»»

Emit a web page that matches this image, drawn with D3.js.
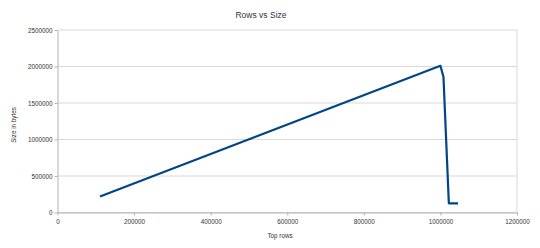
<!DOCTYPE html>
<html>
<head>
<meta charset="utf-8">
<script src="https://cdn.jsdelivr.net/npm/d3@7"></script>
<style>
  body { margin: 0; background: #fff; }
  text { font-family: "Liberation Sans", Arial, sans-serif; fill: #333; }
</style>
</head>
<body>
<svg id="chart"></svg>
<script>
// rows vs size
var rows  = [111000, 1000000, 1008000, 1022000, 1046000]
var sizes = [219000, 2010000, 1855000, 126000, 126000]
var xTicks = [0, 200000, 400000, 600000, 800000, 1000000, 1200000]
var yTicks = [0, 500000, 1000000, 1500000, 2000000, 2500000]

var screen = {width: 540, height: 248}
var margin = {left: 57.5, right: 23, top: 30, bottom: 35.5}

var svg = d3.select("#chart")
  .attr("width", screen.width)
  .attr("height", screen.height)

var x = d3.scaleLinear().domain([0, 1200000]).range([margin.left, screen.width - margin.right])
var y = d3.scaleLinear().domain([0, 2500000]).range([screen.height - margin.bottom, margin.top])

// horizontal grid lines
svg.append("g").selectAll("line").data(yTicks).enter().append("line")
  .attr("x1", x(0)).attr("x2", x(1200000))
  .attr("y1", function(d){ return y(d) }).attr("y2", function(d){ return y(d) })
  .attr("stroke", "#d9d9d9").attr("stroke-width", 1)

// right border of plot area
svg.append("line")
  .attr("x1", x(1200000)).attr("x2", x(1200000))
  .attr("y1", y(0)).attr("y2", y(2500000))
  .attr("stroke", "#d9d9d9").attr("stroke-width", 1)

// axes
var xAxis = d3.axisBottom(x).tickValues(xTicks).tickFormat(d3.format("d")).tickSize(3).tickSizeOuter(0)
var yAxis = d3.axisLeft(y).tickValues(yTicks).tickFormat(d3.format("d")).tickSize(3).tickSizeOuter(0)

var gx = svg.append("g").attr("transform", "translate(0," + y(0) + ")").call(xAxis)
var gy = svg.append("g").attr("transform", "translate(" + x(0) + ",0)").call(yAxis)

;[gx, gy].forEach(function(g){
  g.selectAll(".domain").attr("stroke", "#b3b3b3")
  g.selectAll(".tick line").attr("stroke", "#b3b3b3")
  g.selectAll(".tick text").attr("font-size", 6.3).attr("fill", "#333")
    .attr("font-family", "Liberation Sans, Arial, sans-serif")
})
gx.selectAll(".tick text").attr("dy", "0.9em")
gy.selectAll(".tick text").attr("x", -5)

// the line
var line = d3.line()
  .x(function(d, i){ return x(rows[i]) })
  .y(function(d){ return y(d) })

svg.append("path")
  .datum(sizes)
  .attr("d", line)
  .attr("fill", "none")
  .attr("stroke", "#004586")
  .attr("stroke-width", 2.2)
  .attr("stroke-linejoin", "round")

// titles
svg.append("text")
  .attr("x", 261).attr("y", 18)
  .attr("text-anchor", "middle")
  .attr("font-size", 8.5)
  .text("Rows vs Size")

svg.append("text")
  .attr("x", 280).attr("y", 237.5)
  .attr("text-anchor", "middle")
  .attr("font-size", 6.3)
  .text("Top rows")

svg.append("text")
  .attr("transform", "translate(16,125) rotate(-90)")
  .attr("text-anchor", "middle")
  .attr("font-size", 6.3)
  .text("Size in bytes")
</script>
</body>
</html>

««

__Goal__
Copy out the listing exactly as it stands, but not the pictures.

__Finished answer__
Emit a web page that matches this image, drawn with D3.js.
<!DOCTYPE html>
<html>
<head>
<meta charset="utf-8">
<script src="https://cdn.jsdelivr.net/npm/d3@7"></script>
<style>
  body { margin: 0; background: #fff; }
  text { font-family: "Liberation Sans", Arial, sans-serif; fill: #333; }
</style>
</head>
<body>
<svg id="chart"></svg>
<script>
// rows vs size
var rows  = [111000, 1000000, 1008000, 1022000, 1046000]
var sizes = [219000, 2010000, 1855000, 126000, 126000]
var xTicks = [0, 200000, 400000, 600000, 800000, 1000000, 1200000]
var yTicks = [0, 500000, 1000000, 1500000, 2000000, 2500000]

var screen = {width: 540, height: 248}
var margin = {left: 57.5, right: 23, top: 30, bottom: 35.5}

var svg = d3.select("#chart")
  .attr("width", screen.width)
  .attr("height", screen.height)

var x = d3.scaleLinear().domain([0, 1200000]).range([margin.left, screen.width - margin.right])
var y = d3.scaleLinear().domain([0, 2500000]).range([screen.height - margin.bottom, margin.top])

// horizontal grid lines
svg.append("g").selectAll("line").data(yTicks).enter().append("line")
  .attr("x1", x(0)).attr("x2", x(1200000))
  .attr("y1", function(d){ return y(d) }).attr("y2", function(d){ return y(d) })
  .attr("stroke", "#d9d9d9").attr("stroke-width", 1)

// right border of plot area
svg.append("line")
  .attr("x1", x(1200000)).attr("x2", x(1200000))
  .attr("y1", y(0)).attr("y2", y(2500000))
  .attr("stroke", "#d9d9d9").attr("stroke-width", 1)

// axes
var xAxis = d3.axisBottom(x).tickValues(xTicks).tickFormat(d3.format("d")).tickSize(3).tickSizeOuter(0)
var yAxis = d3.axisLeft(y).tickValues(yTicks).tickFormat(d3.format("d")).tickSize(3).tickSizeOuter(0)

var gx = svg.append("g").attr("transform", "translate(0," + y(0) + ")").call(xAxis)
var gy = svg.append("g").attr("transform", "translate(" + x(0) + ",0)").call(yAxis)

;[gx, gy].forEach(function(g){
  g.selectAll(".domain").attr("stroke", "#b3b3b3")
  g.selectAll(".tick line").attr("stroke", "#b3b3b3")
  g.selectAll(".tick text").attr("font-size", 6.3).attr("fill", "#333")
    .attr("font-family", "Liberation Sans, Arial, sans-serif")
})
gx.selectAll(".tick text").attr("dy", "0.9em")
gy.selectAll(".tick text").attr("x", -5)

// the line
var line = d3.line()
  .x(function(d, i){ return x(rows[i]) })
  .y(function(d){ return y(d) })

svg.append("path")
  .datum(sizes)
  .attr("d", line)
  .attr("fill", "none")
  .attr("stroke", "#004586")
  .attr("stroke-width", 2.2)
  .attr("stroke-linejoin", "round")

// titles
svg.append("text")
  .attr("x", 261).attr("y", 18)
  .attr("text-anchor", "middle")
  .attr("font-size", 8.5)
  .text("Rows vs Size")

svg.append("text")
  .attr("x", 280).attr("y", 237.5)
  .attr("text-anchor", "middle")
  .attr("font-size", 6.3)
  .text("Top rows")

svg.append("text")
  .attr("transform", "translate(16,125) rotate(-90)")
  .attr("text-anchor", "middle")
  .attr("font-size", 6.3)
  .text("Size in bytes")
</script>
</body>
</html>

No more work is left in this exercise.